None of these are expensive. None of them require a complete house makeover. They’re tiny moments of softness. Tiny moments that quietly remind me that life is happening now — not after the renovation, not after we earn more money and not after the children are older.

Now.

Home Is Not A Performance

This might be the biggest lesson.

Your home does not exist to impress people. It isn’t content. It isn’t a showroom. It certainly isn’t proof that you’re doing life correctly.

The people who love you won’t remember whether your cushions matched. Your children won’t remember whether your storage baskets looked beautiful.

They’ll remember how home felt — warm, safe, comfortable and loved.

Maybe happiness isn’t always found in buying more. Maybe sometimes it’s found in buying differently, or perhaps in the things we find, the things we’re gifted and the things we quietly choose because they make us smile.

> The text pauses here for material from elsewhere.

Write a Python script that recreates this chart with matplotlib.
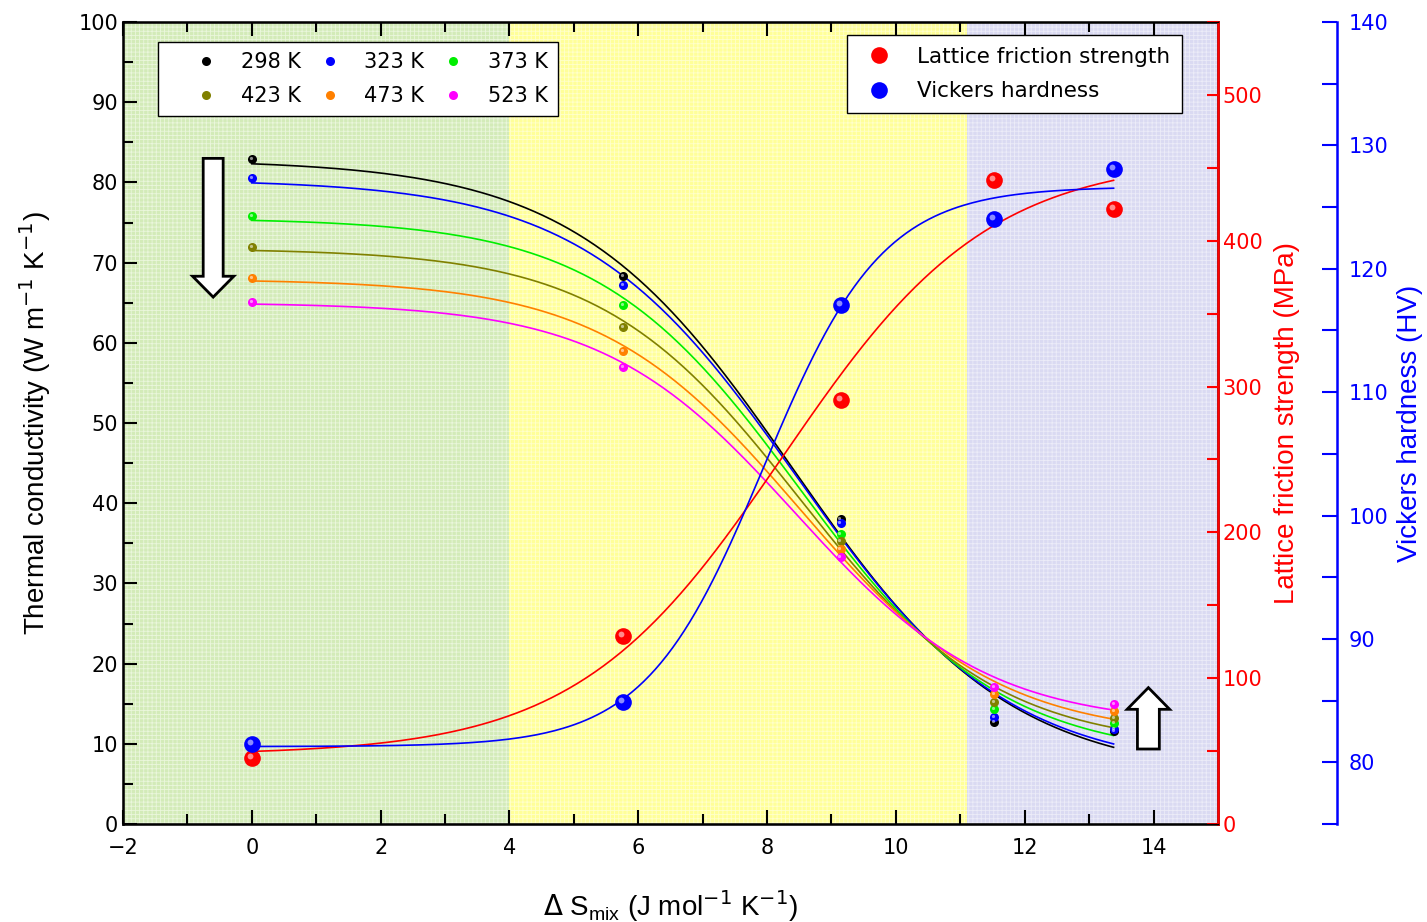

Choosing the vase that makes you smile. Lighting the candle on an ordinary Tuesday. Buying the flowers.

Create a life that feels good coming home to, create a home that feels calm and comfortable, to protect your mental wellbeing. Here is my blessing to you.

Do it now, do it even when life feels messy.

Especially then.

This was my first blog post on London Mum, thank you for reading and I hope it inspired you to take a moment to remember yourself.